I've encountered similar problems at parks that flood out. Mineralization and depth do seem to be major problems. My best luck has been with the 10" coil. All the deeper silver that was dug gave lousy signals, and none of the silver was that old. And any copper/bronze coins were really chewed up.
For those extremely deep coins, I was thinking of someday getting a pulse detector and teaming it up with the Explorer. I'd first going over a spot with the Explorer, marking the ground with a soluable paint or golf tees for all the deep iron and junk hits, then use the pulse to dig up anything deeper. I don't know if it would work but I think it might. Now, wouldn't it be cool if someone could design a GPS into the Explorer with a few inches of accuracy that would record all junk hits up to maybe 10", then transfer that data over to a pulse detector so it nulls over all those spots?
 
Hey Bryan,
I've worked some areas near a river that floods from time to time. Didn't have much problem with stability but did notice many newer coins were deep. And worse, everything sounded like silver. All copper coins were highly corroded and think the corrosion is more conductive and gives the high pitched signal. Found a couple of Indians that more or less fell to pieces when I tried to clean them up. Worthless before cleaning; worse afterwords.
I don't think flood plains are the best place to hunt; too bad because much early settlement activity took place near water.
Oh well,
Chris
 
I wish I could take an end loader through there and shave off about 10" of top soil, there has to be stuff in the ground. And you are right every good hit sounds like a deep squealing silver. I've dug lots of deep Memorials that are so corroded there is no way to read the date and it's all you can do to see the Lincoln Memorial on the back. I was pretty sure this would be the answer but I had to ask. Well if nothing else it's a nice place to swing the coil and watch the river, you know, I guess I could throw the fishing pole in the car and sit under a big ole' oak tree for 45 minutes, beats the tar out of sitting in the office.
Thanks Again, HH, Bryan
 
I have mixed feeling because I have found good coins at places like that but have been stumped also at others.
Snow in the winter usually turns the ground to mush in the spring and repeats every year but still I find old coins right near the top when doing cellar holes etc.??

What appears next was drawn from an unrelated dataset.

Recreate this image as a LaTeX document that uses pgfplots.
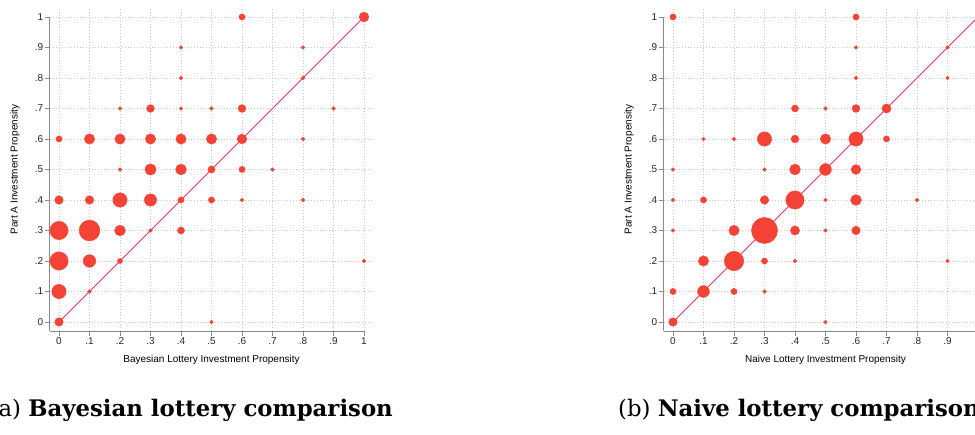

But a bigger coil might definitely be the answer?
Good Luck!
 
Thanks Jim, A friend of mine had his 12" coil in there and the chatter was so bad he turned his machine off and walked to his car shaking his head. He's been hunting about 15 years and said he'd never seen anything like it. I keep going back though, as the ground dries out it gets a little better. Maybe when the ground turns to concrete this summer most of the halos will be gone.